There are several physical systems that exhibit simple harmonic motion (SHM) under specific conditions. Understanding these systems helps us apply SHM equations and analyze real-world oscillations.

1. Horizontal and Vertical Spring-Mass Systems

In these systems, a mass is attached to a spring either on a frictionless horizontal surface or hanging vertically under gravity. Both setups can undergo SHM if the restoring force is proportional to displacement from equilibrium:

\( F = -kx \quad \Rightarrow \quad a = -\frac{k}{m}x \)

This leads to motion described by the differential equation for SHM:

\( \frac{d^2x}{dt^2} = -\omega^2 x \quad \text{where} \quad \omega = \sqrt{\frac{k}{m}} \)

For vertical systems, the gravitational force shifts the equilibrium point but doesn’t affect the oscillatory motion as long as we measure displacement from the new equilibrium.

Figure: A block on a spring moving in SHM. Vertical systems oscillate around a shifted equilibrium.

Watch this video for better understanding:

2. Simple Pendulum (for small angles)

A simple pendulum is a mass hanging from a string of fixed length.

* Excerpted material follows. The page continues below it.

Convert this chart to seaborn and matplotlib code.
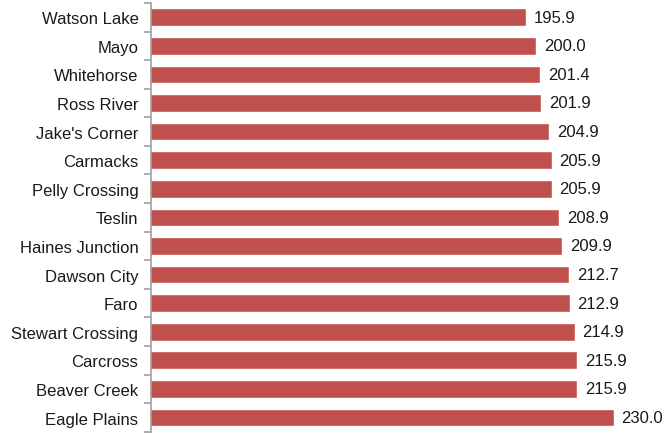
import matplotlib
matplotlib.use("Agg")
import matplotlib.pyplot as plt
import seaborn as sns
import pandas as pd

# Communities and their values
communities = ["Watson Lake", "Mayo", "Whitehorse", "Ross River", "Jake's Corner",
               "Carmacks", "Pelly Crossing", "Teslin", "Haines Junction", "Dawson City",
               "Faro", "Stewart Crossing", "Carcross", "Beaver Creek", "Eagle Plains"]
values = [195.9, 200.0, 201.4, 201.9, 204.9,
          205.9, 205.9, 208.9, 209.9, 212.7,
          212.9, 214.9, 215.9, 215.9, 230.0]

df = pd.DataFrame({"community": communities, "value": values})

sns.set_theme(style="white")
plt.rcParams["font.family"] = ["Liberation Sans", "DejaVu Sans"]

fig = plt.figure(figsize=(6.65, 4.35), dpi=100)
ax = fig.add_axes([0.227, 0.005, 0.773, 0.986])

sns.barplot(data=df, y="community", x="value", orient="h", color="#C0504D",
            saturation=1, width=0.62, ax=ax)

for i, v in enumerate(values):
    ax.text(v + 3.0, i, f"{v:.1f}", va="center", ha="left", fontsize=12, color="#1a1a1a")

ax.set_xlim(50, 250)
ax.set_ylim(len(communities) - 0.5, -0.5)
ax.set_xlabel("")
ax.set_ylabel("")
ax.set_xticks([])

# ticks on category boundaries, label text at centres
ax.set_yticks([i - 0.5 for i in range(len(communities) + 1)], minor=False)
ax.set_yticklabels([])
ax.set_yticks(range(len(communities)), labels=communities, minor=True)
ax.tick_params(axis="y", which="major", left=True, length=5, width=1.2, color="#A0A0A0")
ax.tick_params(axis="y", which="minor", left=False, length=0, pad=9, labelsize=12,
               labelcolor="#1a1a1a")

for side in ["top", "right", "bottom"]:
    ax.spines[side].set_visible(False)
ax.spines["left"].set_color("#A0A0A0")
ax.spines["left"].set_linewidth(1.2)

fig.savefig("out.png", dpi=100)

When displaced by a small angle and released, it oscillates back and forth due to the component of gravity acting as a restoring force.

The restoring torque leads to SHM only when the angle is small (\( \theta \lesssim 15^\circ \)), so the approximation \( \sin\theta \approx \theta \) holds true.

\( \frac{d^2\theta}{dt^2} = -\frac{g}{L} \theta \quad \Rightarrow \quad \omega = \sqrt{\frac{g}{L}} \)

Figure: At small angles, the pendulum approximates SHM.

Summary of Common SHM Systems

Horizontal Spring: Ideal SHM when friction is negligible.
Vertical Spring: SHM about new equilibrium point under gravity.
Pendulum: SHM if angle is small enough for \( \sin\theta \approx \theta \).

These ideal systems help us explore SHM concepts, predict motion, and connect theory to experimental setups.